» **Stated task**:
Start at the line where "Reproduce this chart with Observable Plot." appears and end at the line where "const fitCount = [1000, 1.49];" appears; repeat those lines exactly, both ends included, leaving pictures behind.

Rows from a dataset of charts and code
########################################
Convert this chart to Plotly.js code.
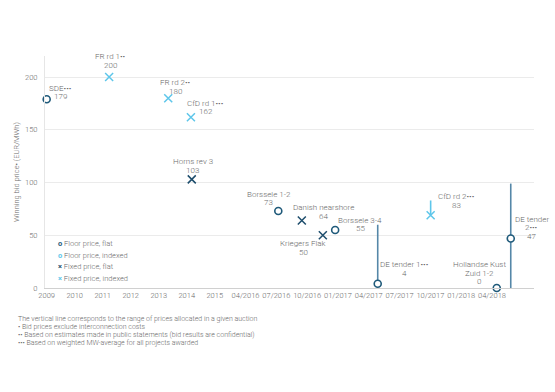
<!DOCTYPE html>
<html>
<head>
<meta charset="utf-8">
<script src="https://cdn.plot.ly/plotly-3.0.1.min.js"></script>
<style>html,body{margin:0;padding:0;background:#fff;}#chart{width:555px;height:392px;}</style>
</head>
<body>
<div id="chart"></div>
<script>
// ---- data ----
var tickLabels = ["2009","2010","2011","2012","2013","2014","2015","04/2016","07/2016","10/2016","01/2017","04/2017","07/2017","10/2017","01/2018","04/2018"];
var tickPos = [0,1,2,3,4,5,6,7.1,8.2,9.3,10.4,11.5,12.6,13.7,14.8,15.9];

var auctionNames = ["SDE•••","FR rd 1••","FR rd 2••","CfD rd 1•••","Horns rev 3","Borssele 1-2","Danish nearshore","Kriegers Flak","Borssele 3-4","DE tender 1•••","CfD rd 2•••","Hollandse Kust|Zuid 1-2","DE tender|2•••"];
var auctionX = [0, 2.23, 4.34, 5.15, 5.18, 8.27, 9.11, 9.86, 10.3, 11.82, 13.71, 16.07, 16.57];
var auctionPrice = [179, 200, 180, 162, 103, 73, 64, 50, 55, 4, 69, 0, 47];
var priceLabels = ["179","200","180","162","103","73","64","50","55","4","83","0","47"];
var auctionType = ["floorFlat","fixedIndexed","fixedIndexed","fixedIndexed","fixedFlat","floorFlat","fixedFlat","fixedFlat","floorFlat","floorFlat","fixedIndexed","floorFlat","floorFlat"];

// price ranges (vertical lines)
var rangeX = [11.82, 13.71, 16.57];
var rangeLow = [4, 69, 0];
var rangeHigh = [60, 83, 99];
var rangeType = ["floorFlat","fixedIndexed","floorFlat"];

var seriesNames = {floorFlat:"Floor price, flat", floorIndexed:"Floor price, indexed", fixedFlat:"Fixed price, flat", fixedIndexed:"Fixed price, indexed"};
var footnotes = [
  "The vertical line corresponds to the range of prices allocated in a given auction",
  "• Bid prices exclude interconnection costs",
  "•• Based on estimates made in public statements (bid results are confidential)",
  "••• Based on weighted MW-average for all projects awarded"
];

// ---- styles ----
var DARK = "#1f5a7a", DARKX = "#1d4d6c", LIGHT = "#5ec6ea", LINE_DARK = "#5587a8";
var TXT = "#6a6a6a";
var FONT = "Roboto, 'Open Sans', sans-serif";
var labelDx = [14, 1, 7, 15, 1, -9.5, 21.5, -19.5, 25, 27, 25.5, -17.3, 21];
var labelDy = [11, 20.3, 15.4, 14, 18, 17, 12.7, -8.3, 10, 19.4, 18.3, 23.7, 19.3];
var LINE_STEP = 8.7;

var ML = 45, MR = 21, MT = 56, MB = 104, W = 555, H = 392;
var PW = W - ML - MR, PH = H - MT - MB;
function px2paperX(px){ return (px - ML) / PW; }
function px2paperY(py){ return (H - MB - py) / PH; }
function f(size){ return {family: FONT, size: size, color: TXT, weight: 300}; }

var styleFor = {
  floorFlat: {symbol:"circle", size:7, color:"#ffffff", line:{color:DARK, width:1.6}},
  floorIndexed: {symbol:"circle", size:7, color:"#ffffff", line:{color:LIGHT, width:1.6}},
  fixedFlat: {symbol:"x-thin", size:8, color:DARKX, line:{color:DARKX, width:1.5}},
  fixedIndexed: {symbol:"x-thin", size:8, color:LIGHT, line:{color:LIGHT, width:1.5}}
};

var traces = [];
// range lines
for (var r = 0; r < rangeX.length; r++) {
  traces.push({
    x: [rangeX[r], rangeX[r]], y: [rangeLow[r], rangeHigh[r]],
    mode: "lines", type: "scatter", showlegend: false, hoverinfo: "skip",
    line: {color: rangeType[r] === "fixedIndexed" ? LIGHT : LINE_DARK, width: 1.6},
    cliponaxis: false
  });
}
["floorFlat","floorIndexed","fixedFlat","fixedIndexed"].forEach(function(t){
  var xs = [], ys = [], tx = [];
  for (var i = 0; i < auctionX.length; i++) {
    if (auctionType[i] === t) { xs.push(auctionX[i]); ys.push(auctionPrice[i]); tx.push(auctionNames[i].replace("|"," ")); }
  }
  traces.push({
    x: xs, y: ys, text: tx, name: seriesNames[t], type: "scatter", mode: "markers",
    marker: styleFor[t], showlegend: false, cliponaxis: false
  });
});

var annotations = [];
for (var i = 0; i < auctionX.length; i++) {
  var lines = auctionNames[i].split("|").concat([priceLabels[i]]);
  for (var j = 0; j < lines.length; j++) {
    annotations.push({
      x: auctionX[i], y: auctionPrice[i], xref: "x", yref: "y",
      text: lines[j], showarrow: false, xanchor: "center", yanchor: "middle",
      xshift: labelDx[i], yshift: labelDy[i] - j * LINE_STEP,
      font: f(8)
    });
  }
}
// legend (compact, as in the original)
var legendItems = [
  {sym:"o", color:DARK, t:"floorFlat"},
  {sym:"o", color:LIGHT, t:"floorIndexed"},
  {sym:"×", color:DARKX, t:"fixedFlat"},
  {sym:"×", color:LIGHT, t:"fixedIndexed"}
];
var legendY = [243.3, 255, 266.7, 278.3];
legendItems.forEach(function(it, k){
  annotations.push({
    xref:"paper", yref:"paper", x: px2paperX(56), y: px2paperY(legendY[k]),
    xanchor:"left", yanchor:"middle", showarrow:false, align:"left",
    text: '<span style="color:' + it.color + ';font-weight:bold">' + it.sym + '</span> ' + seriesNames[it.t],
    font: f(7.5)
  });
});
var footY = [319, 327.3, 335, 343.3];
footnotes.forEach(function(t, k){
  annotations.push({
    xref:"paper", yref:"paper", x: px2paperX(16), y: px2paperY(footY[k]),
    xanchor:"left", yanchor:"middle", showarrow:false, align:"left",
    text: t, font: f(7)
  });
});

var layout = {
  width: W, height: H,
  margin: {l: ML, r: MR, t: MT, b: MB, pad: 0},
  paper_bgcolor: "#ffffff", plot_bgcolor: "#ffffff",
  showlegend: false,
  font: f(7.5),
  xaxis: {
    range: [-0.06, 17.4], tickmode: "array", tickvals: tickPos, ticktext: tickLabels,
    showgrid: false, zeroline: false, showline: true, linecolor: "#d0d0d0", linewidth: 1,
    ticks: "", tickfont: f(7.5), fixedrange: true
  },
  yaxis: {
    range: [0, 220], tickvals: [0, 50, 100, 150, 200], showgrid: true, gridcolor: "#ebebeb", gridwidth: 1,
    zeroline: false, showline: true, linecolor: "#e6e6e6", ticks: "", ticklabelstandoff: 5,
    tickfont: f(7.5),
    title: {text: "Winning bid price• (EUR/MWh)", font: f(7.5), standoff: 4},
    fixedrange: true
  },
  annotations: annotations
};

Plotly.newPlot("chart", traces, layout, {displayModeBar: false, staticPlot: true});
</script>
</body>
</html>
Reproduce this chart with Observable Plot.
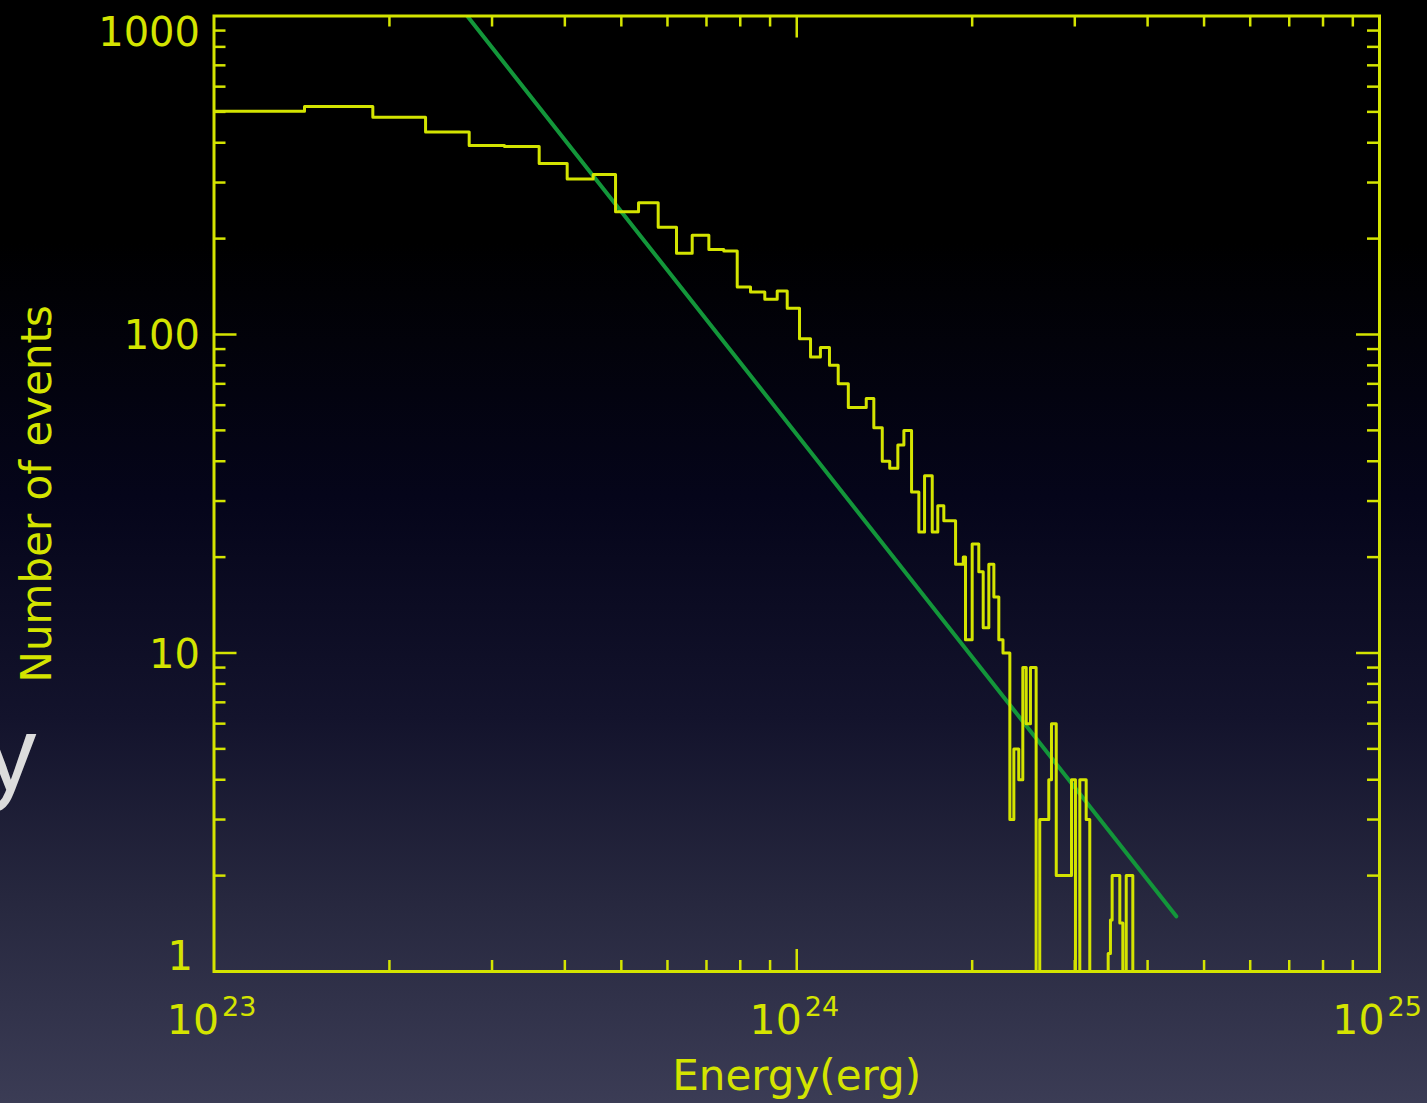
<!DOCTYPE html>
<html>
<head>
<meta charset="utf-8">
<script src="https://cdn.jsdelivr.net/npm/d3@7"></script>
<script src="https://cdn.jsdelivr.net/npm/@observablehq/plot@0.6"></script>
<style>
  html, body { margin: 0; padding: 0; }
  body {
    width: 1427px; height: 1103px; overflow: hidden; position: relative;
    background: linear-gradient(to bottom, #000000 0%, #000000 22%, #05051a 45%, #13132c 65%, #27283f 82%, #3b3c55 100%);
  }
  #slide-y {
    position: absolute; left: -16px; top: 701px;
    font-family: "Liberation Sans", "DejaVu Sans", sans-serif;
    font-size: 105px; line-height: 1; color: #dcdcdc;
  }
  #chart { position: absolute; left: 0; top: 0; }
</style>
</head>
<body>
<div id="slide-y">y</div>
<div id="chart"></div>
<script>
// Histogram step edges (erg) and counts
const energyEdges = [
  1.000e23, 1.430e23, 1.873e23, 2.307e23, 2.741e23, 3.151e23, 3.614e23, 4.037e23, 4.474e23, 4.887e23,
  5.352e23, 5.784e23, 6.218e23, 6.616e23, 7.066e23, 7.496e23, 7.904e23, 8.330e23, 8.814e23, 9.257e23,
  9.630e23, 1.011e24, 1.056e24, 1.098e24, 1.138e24, 1.178e24, 1.226e24, 1.316e24, 1.356e24, 1.402e24,
  1.444e24, 1.491e24, 1.527e24, 1.574e24, 1.620e24, 1.657e24, 1.708e24, 1.746e24, 1.788e24, 1.873e24,
  1.931e24, 1.948e24, 2.000e24, 2.053e24, 2.089e24, 2.136e24, 2.179e24, 2.222e24, 2.259e24, 2.321e24,
  2.358e24, 2.404e24, 2.443e24, 2.476e24, 2.518e24, 2.575e24, 2.612e24, 2.707e24, 2.736e24, 2.788e24,
  2.961e24, 3.008e24, 3.060e24, 3.138e24, 3.183e24, 3.423e24, 3.454e24, 3.477e24, 3.584e24, 3.627e24,
  3.676e24, 3.773e24, 3.813e24
];
const eventCounts = [
  502, 520, 481, 432, 392, 389, 344, 308, 318, 243,
  259, 217, 180, 205, 185, 183, 141, 136, 129, 137,
  121, 97, 85, 91, 80, 70, 59, 63, 51, 40,
  38, 45, 50, 32, 24, 36, 24, 29, 26, 19,
  20, 11, 22, 18, 12, 19, 15, 11, 10, 3,
  5, 4, 9, 6, 9, 1, 3, 4, 6, 2,
  4, 1, 4, 3, 1, 1.14, 1.45, 2, 1.42, 1,
  2, 1
];
// Power-law fit line endpoints
const fitEnergy = [2.72e23, 4.48e24];
const fitCount = [1000, 1.49];

// Ticks and labels
const xMinorTicks = [2e23, 3e23, 4e23, 5e23, 6e23, 7e23, 8e23, 9e23, 2e24, 3e24, 4e24, 5e24, 6e24, 7e24, 8e24, 9e24];
const xMajorTicks = [1e24];
const xLabelValues = [1e23, 1e24, 1e25];
const xLabelExponents = ["23", "24", "25"];
const yMinorTicks = [2, 3, 4, 5, 6, 7, 8, 9, 20, 30, 40, 50, 60, 70, 80, 90, 200, 300, 400, 500, 600, 700, 800, 900];
const yMajorTicks = [10, 100];
const yLabelValues = [1, 10, 100, 1000];
const yLabelTexts = ["1", "10", "100", "1000"];
const xTitle = "Energy(erg)";
const yTitle = "Number of events";

const steps = energyEdges.map((e, i) => ({e, n: eventCounts[Math.min(i, eventCounts.length - 1)]}));
const fit = fitEnergy.map((e, i) => ({e, n: fitCount[i]}));
const yLabels = yLabelValues.map((v, i) => ({v, t: yLabelTexts[i]}));
const xLabels = xLabelValues.map((v, i) => ({v, t: xLabelExponents[i]}));

const W = 1427, H = 1103;
const mL = 213.5, mR = 48, mT = 15.5, mB = 132;
const innerW = W - mL - mR, innerH = H - mT - mB;
const yellow = "#d4e400";
const green = "#13963a";
const font = "DejaVu Sans, sans-serif";

const chart = Plot.plot({
  width: W, height: H,
  marginLeft: mL, marginRight: mR, marginTop: mT, marginBottom: mB,
  style: {background: "transparent", fontFamily: font, overflow: "visible"},
  x: {type: "log", domain: [1e23, 1e25], axis: null},
  y: {type: "log", domain: [1, 1000], axis: null},
  marks: [
    Plot.line(fit, {x: "e", y: "n", stroke: green, strokeWidth: 4, clip: true}),
    Plot.line(steps, {x: "e", y: "n", curve: "step-after", stroke: yellow, strokeWidth: 3, clip: true}),
    // ticks (inward)
    Plot.tickX(xMinorTicks, {x: d => d, stroke: yellow, strokeWidth: 2.5, insetTop: innerH - 11}),
    Plot.tickX(xMinorTicks, {x: d => d, stroke: yellow, strokeWidth: 2.5, insetBottom: innerH - 11}),
    Plot.tickX(xMajorTicks, {x: d => d, stroke: yellow, strokeWidth: 2.5, insetTop: innerH - 22}),
    Plot.tickX(xMajorTicks, {x: d => d, stroke: yellow, strokeWidth: 2.5, insetBottom: innerH - 22}),
    Plot.tickY(yMinorTicks, {y: d => d, stroke: yellow, strokeWidth: 2.5, insetRight: innerW - 12}),
    Plot.tickY(yMinorTicks, {y: d => d, stroke: yellow, strokeWidth: 2.5, insetLeft: innerW - 12}),
    Plot.tickY(yMajorTicks, {y: d => d, stroke: yellow, strokeWidth: 2.5, insetRight: innerW - 23}),
    Plot.tickY(yMajorTicks, {y: d => d, stroke: yellow, strokeWidth: 2.5, insetLeft: innerW - 23}),
    Plot.frame({stroke: yellow, strokeWidth: 3}),
    // y tick labels
    Plot.text(yLabels.filter(d => d.v > 1 && d.v < 1000), {y: "v", text: "t", frameAnchor: "left", textAnchor: "end", dx: -14, dy: 2, fill: yellow, fontSize: 40, lineAnchor: "middle"}),
    Plot.text(yLabels.filter(d => d.v === 1000), {y: "v", text: "t", frameAnchor: "left", textAnchor: "end", dx: -14, dy: 17, fill: yellow, fontSize: 40, lineAnchor: "middle"}),
    Plot.text(yLabels.filter(d => d.v === 1), {y: "v", text: "t", frameAnchor: "left", textAnchor: "end", dx: -21, dy: -14, fill: yellow, fontSize: 40, lineAnchor: "middle"}),
    // x tick labels: "10" with superscript exponent
    Plot.text(xLabels, {x: "v", text: () => "10", frameAnchor: "bottom", textAnchor: "end", dx: 5, dy: 49, fill: yellow, fontSize: 41, lineAnchor: "middle"}),
    Plot.text(xLabels, {x: "v", text: "t", frameAnchor: "bottom", textAnchor: "start", dx: 8, dy: 36, fill: yellow, fontSize: 27, lineAnchor: "middle"}),
    // axis titles
    Plot.text([xTitle], {text: d => d, frameAnchor: "bottom", textAnchor: "middle", dy: 105, fill: yellow, fontSize: 42, lineAnchor: "middle"}),
    Plot.text([yTitle], {text: d => d, frameAnchor: "left", textAnchor: "middle", dx: -176, rotate: -90, fill: yellow, fontSize: 42, lineAnchor: "middle"})
  ]
});
document.getElementById("chart").appendChild(chart);
</script>
</body>
</html>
########################################
» **Right answer**:
Reproduce this chart with Observable Plot.
<!DOCTYPE html>
<html>
<head>
<meta charset="utf-8">
<script src="https://cdn.jsdelivr.net/npm/d3@7"></script>
<script src="https://cdn.jsdelivr.net/npm/@observablehq/plot@0.6"></script>
<style>
  html, body { margin: 0; padding: 0; }
  body {
    width: 1427px; height: 1103px; overflow: hidden; position: relative;
    background: linear-gradient(to bottom, #000000 0%, #000000 22%, #05051a 45%, #13132c 65%, #27283f 82%, #3b3c55 100%);
  }
  #slide-y {
    position: absolute; left: -16px; top: 701px;
    font-family: "Liberation Sans", "DejaVu Sans", sans-serif;
    font-size: 105px; line-height: 1; color: #dcdcdc;
  }
  #chart { position: absolute; left: 0; top: 0; }
</style>
</head>
<body>
<div id="slide-y">y</div>
<div id="chart"></div>
<script>
// Histogram step edges (erg) and counts
const energyEdges = [
  1.000e23, 1.430e23, 1.873e23, 2.307e23, 2.741e23, 3.151e23, 3.614e23, 4.037e23, 4.474e23, 4.887e23,
  5.352e23, 5.784e23, 6.218e23, 6.616e23, 7.066e23, 7.496e23, 7.904e23, 8.330e23, 8.814e23, 9.257e23,
  9.630e23, 1.011e24, 1.056e24, 1.098e24, 1.138e24, 1.178e24, 1.226e24, 1.316e24, 1.356e24, 1.402e24,
  1.444e24, 1.491e24, 1.527e24, 1.574e24, 1.620e24, 1.657e24, 1.708e24, 1.746e24, 1.788e24, 1.873e24,
  1.931e24, 1.948e24, 2.000e24, 2.053e24, 2.089e24, 2.136e24, 2.179e24, 2.222e24, 2.259e24, 2.321e24,
  2.358e24, 2.404e24, 2.443e24, 2.476e24, 2.518e24, 2.575e24, 2.612e24, 2.707e24, 2.736e24, 2.788e24,
  2.961e24, 3.008e24, 3.060e24, 3.138e24, 3.183e24, 3.423e24, 3.454e24, 3.477e24, 3.584e24, 3.627e24,
  3.676e24, 3.773e24, 3.813e24
];
const eventCounts = [
  502, 520, 481, 432, 392, 389, 344, 308, 318, 243,
  259, 217, 180, 205, 185, 183, 141, 136, 129, 137,
  121, 97, 85, 91, 80, 70, 59, 63, 51, 40,
  38, 45, 50, 32, 24, 36, 24, 29, 26, 19,
  20, 11, 22, 18, 12, 19, 15, 11, 10, 3,
  5, 4, 9, 6, 9, 1, 3, 4, 6, 2,
  4, 1, 4, 3, 1, 1.14, 1.45, 2, 1.42, 1,
  2, 1
];
// Power-law fit line endpoints
const fitEnergy = [2.72e23, 4.48e24];
const fitCount = [1000, 1.49];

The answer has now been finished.